CSA: Moving forward, how are you planning for climate and weather changes? Any specific example for plants?

Amanda: We’re buying rhubarb and asparagus and getting perennials established. We’re growing more herbs as you can get them in the ground earlier in the spring. The first project we did after water and power was put in a huge walk-in cooler. For us, business plan-wise, lots of fall crops are easier to grow, fall is extending.


While we’re losing spring, we’re getting longer falls.  So we are trying to be very fall heavy to make more income in the winter so we can be buffeted from the shorter spring. It’s a shifting calendar.


We’re not considering strawberries, it’s becoming more and more difficult due to a lot of spring rain making it difficult for strawberries to fruit.
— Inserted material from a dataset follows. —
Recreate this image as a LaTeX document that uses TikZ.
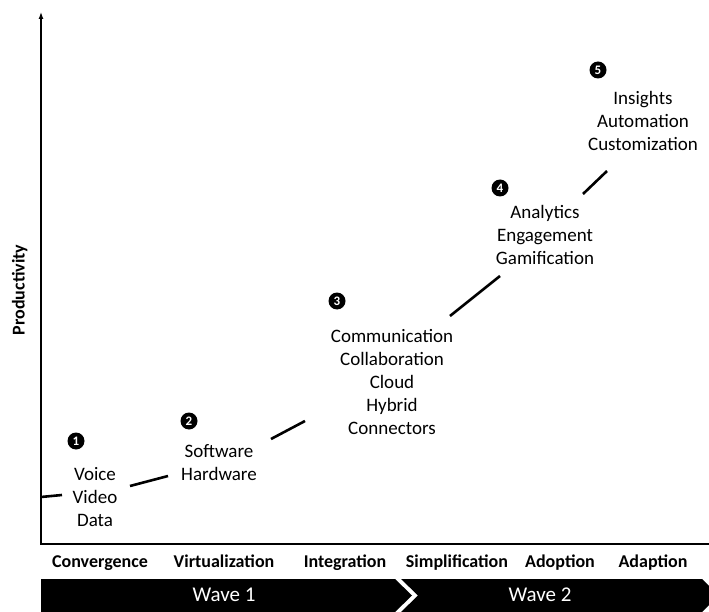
\documentclass[tikz,border=0pt]{standalone}
\usepackage{fontspec}
\setmainfont{Carlito}
\usetikzlibrary{arrows.meta}

\tikzset{
    stage/.style = {align=center, font=\fontsize{19}{23}\selectfont},
    phase/.style = {font=\bfseries\fontsize{18}{20}\selectfont,
        text height=0.72em, text depth=0.22em},
    numdot/.style = {circle, fill=black, text=white, inner sep=0pt,
        minimum size=17pt, font=\bfseries\fontsize{13}{13}\selectfont},
    curveseg/.style = {line width=2.6pt},
    wave/.style = {fill=black},
    wavetext/.style = {text=white, font=\fontsize{21}{24}\selectfont}
}

\begin{document}
\begin{tikzpicture}[x=1pt, y=-1pt]
    \useasboundingbox (0,0) rectangle (709,612);
    \coordinate (ytop) at (41,12);
    \coordinate (xend) at (709,544);
    \draw[line width=1.2pt, {Latex[length=7pt, width=5pt]}-] (ytop) |- (xend);
    \node[phase, rotate=90] (ylab) at (22,290) {Productivity};

    \node[phase] (p1) at (100,565) {Convergence};
    \node[phase] (p2) at (224,565) {Virtualization};
    \node[phase] (p3) at (345,565) {Integration};
    \node[phase] (p4) at (457,565) {Simplification};
    \node[phase] (p5) at (560,565) {Adoption};
    \node[phase] (p6) at (653,565) {Adaption};

    \fill[wave] (41,579) -- (395,579) -- (412,595.5) -- (395,612) -- (41,612) -- cycle;
    \fill[wave] (401,579) -- (702,579) -- (709,586) -- (709,605) -- (702,612)
        -- (401,612) -- (418,595.5) -- cycle;
    \node[wavetext] (w1) at (224,595) {Wave 1};
    \node[wavetext] (w2) at (540,595) {Wave 2};

    \node[stage] (t1) at (95,497) {Voice\\Video\\Data};
    \node[stage] (t2) at (219,462.5) {Software\\Hardware};
    \node[stage] (t3) at (392,382) {Communication\\Collaboration\\Cloud\\Hybrid\\Connectors};
    \node[stage] (t4) at (545,235) {Analytics\\Engagement\\Gamification};
    \node[stage] (t5) at (643,121) {Insights\\Automation\\Customization};

    \node[numdot] (n1) at (76,441) {1};
    \node[numdot] (n2) at (189,421) {2};
    \node[numdot] (n3) at (337,301) {3};
    \node[numdot] (n4) at (500,188) {4};
    \node[numdot] (n5) at (598,70) {5};

    \coordinate (s1a) at (41,497);   \coordinate (s1b) at (62,495);
    \coordinate (s2a) at (130,486);  \coordinate (s2b) at (168,476);
    \coordinate (s3a) at (271,439);  \coordinate (s3b) at (305,421);
    \coordinate (s4a) at (450,316);  \coordinate (s4b) at (500,276);
    \coordinate (s5a) at (583,194);  \coordinate (s5b) at (607,171);
    \foreach \s in {1,...,5}
        \draw[curveseg] (s\s a) -- (s\s b);
\end{tikzpicture}
\end{document}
Ten years ago, we probably would have put in an acre of strawberries as that was the thing to bring people to your farmstand. Instead we have ton of storage crops that we can sell in the December and January and markets have been responsive. Now you can grow rutabagas and carrots and sell them.

CSA: What advice would you give to other farmers from what you learned about climate change?
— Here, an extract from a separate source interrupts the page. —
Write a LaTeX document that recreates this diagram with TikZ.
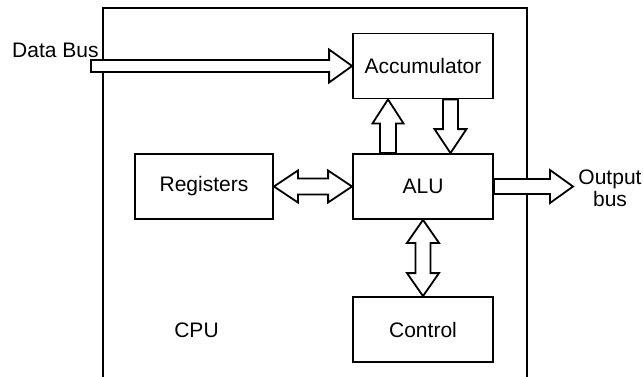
\documentclass[tikz,border=0pt]{standalone}
\usepackage{fontspec}
\setmainfont{Liberation Sans}
\usetikzlibrary{calc}
\tikzset{
  blk/.style={draw, line width=1.8pt, minimum width=140pt, minimum height=65pt, inner sep=0pt, font=\fontsize{21}{21}\selectfont},
  bus/.style={draw, fill=white, line width=1.8pt, line join=miter},
  lbl/.style={inner sep=0pt, font=\fontsize{21}{22}\selectfont},
  frame/.style={draw, line width=1.8pt}
}
% horizontal single arrow: #1 tail, #2 tip, #3 shaft half, #4 head half, #5 head length
\newcommand\hsingle[5]{\draw[bus] let \p1=(#1), \p2=(#2), \n1={sign(\x2-\x1)*#5} in
  (\x1,\y1+#3) -- (\x2-\n1,\y1+#3) -- (\x2-\n1,\y1+#4) -- (\x2,\y1) -- (\x2-\n1,\y1-#4) -- (\x2-\n1,\y1-#3) -- (\x1,\y1-#3) -- cycle;}
\newcommand\vsingle[5]{\draw[bus] let \p1=(#1), \p2=(#2), \n1={sign(\y2-\y1)*#5} in
  (\x1+#3,\y1) -- (\x1+#3,\y2-\n1) -- (\x1+#4,\y2-\n1) -- (\x1,\y2) -- (\x1-#4,\y2-\n1) -- (\x1-#3,\y2-\n1) -- (\x1-#3,\y1) -- cycle;}
\newcommand\hdouble[5]{\draw[bus] let \p1=(#1), \p2=(#2), \n1={sign(\x2-\x1)*#5} in
  (\x1,\y1) -- (\x1+\n1,\y1+#4) -- (\x1+\n1,\y1+#3) -- (\x2-\n1,\y1+#3) -- (\x2-\n1,\y1+#4) -- (\x2,\y1) -- (\x2-\n1,\y1-#4) -- (\x2-\n1,\y1-#3) -- (\x1+\n1,\y1-#3) -- (\x1+\n1,\y1-#4) -- cycle;}
\newcommand\vdouble[5]{\draw[bus] let \p1=(#1), \p2=(#2), \n1={sign(\y2-\y1)*#5} in
  (\x1,\y1) -- (\x1+#4,\y1+\n1) -- (\x1+#3,\y1+\n1) -- (\x1+#3,\y2-\n1) -- (\x1+#4,\y2-\n1) -- (\x1,\y2) -- (\x1-#4,\y2-\n1) -- (\x1-#3,\y2-\n1) -- (\x1-#3,\y1+\n1) -- (\x1-#4,\y1+\n1) -- cycle;}
\begin{document}
\begin{tikzpicture}[x=1pt,y=-1pt]
\useasboundingbox (0,0) rectangle (643,376);
\fill[white] (0,0) rectangle (643,376);
% CPU frame (open at the bottom, cut by the page edge)
\coordinate (fbl) at (103,377);
\coordinate (ftl) at (103,8);
\coordinate (ftr) at (527,8);
\coordinate (fbr) at (527,377);
\draw[frame] (fbl) -- (ftl) -- (ftr) -- (fbr);
% blocks
\node[blk] (acc) at (423,66) {Accumulator};
\node[blk] (alu) at (423,186.5) {ALU};
\node[blk, minimum width=138pt] (reg) at (204,186.5) {Registers};
\node[blk] (ctrl) at (423,329.5) {Control};
% free ends
\coordinate (dbin) at (91,66);
\coordinate (obout) at (573,186.5);
\coordinate (upA) at ($(alu.north)+(-35,0)$);
\coordinate (upB) at ($(acc.south)+(-35,0)$);
\coordinate (dnA) at ($(acc.south)+(27.5,0)$);
\coordinate (dnB) at ($(alu.north)+(27.5,0)$);
% buses
\hsingle{dbin}{acc.west}{6pt}{16.5pt}{23}
\vsingle{upA}{upB}{8pt}{15.5pt}{24}
\vsingle{dnA}{dnB}{7.5pt}{16pt}{24}
\hdouble{reg.east}{alu.west}{8pt}{16pt}{24}
\vdouble{alu.south}{ctrl.north}{7.5pt}{16pt}{23}
\hsingle{alu.east}{obout}{7.5pt}{16.5pt}{23}
% labels
\node[lbl, anchor=base west] (dblbl) at (12,57) {Data Bus};
\node[lbl] (cpulbl) at (196.5,330) {CPU};
\node[lbl, align=center] (oblbl) at (610,188.5) {Output\\bus};
\end{tikzpicture}
\end{document}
Amanda: Farming was hard enough before climate change, it’s not like it was easy before and now it’s really hard. If you really want to be a farmer, there’s nothing that can be said to keep you from trying farming. What did the farmer do when he won the lottery? He kept farming until it was all gone. You’re going to keep doing it until you’re broke.


I can’t imagine surviving climate change in a bubble. Our greatest resource for planning and surviving is communicating with seed companies, growers, Extension services, knowing what’s happening in southern VT, MA. What’s a problem for them this year will be a problem for us next year. I have peers in Pennsylvania and talk to them all the time.

If you look at Vermont projections for climate change in 50 years, it’ll be Pennsylvania.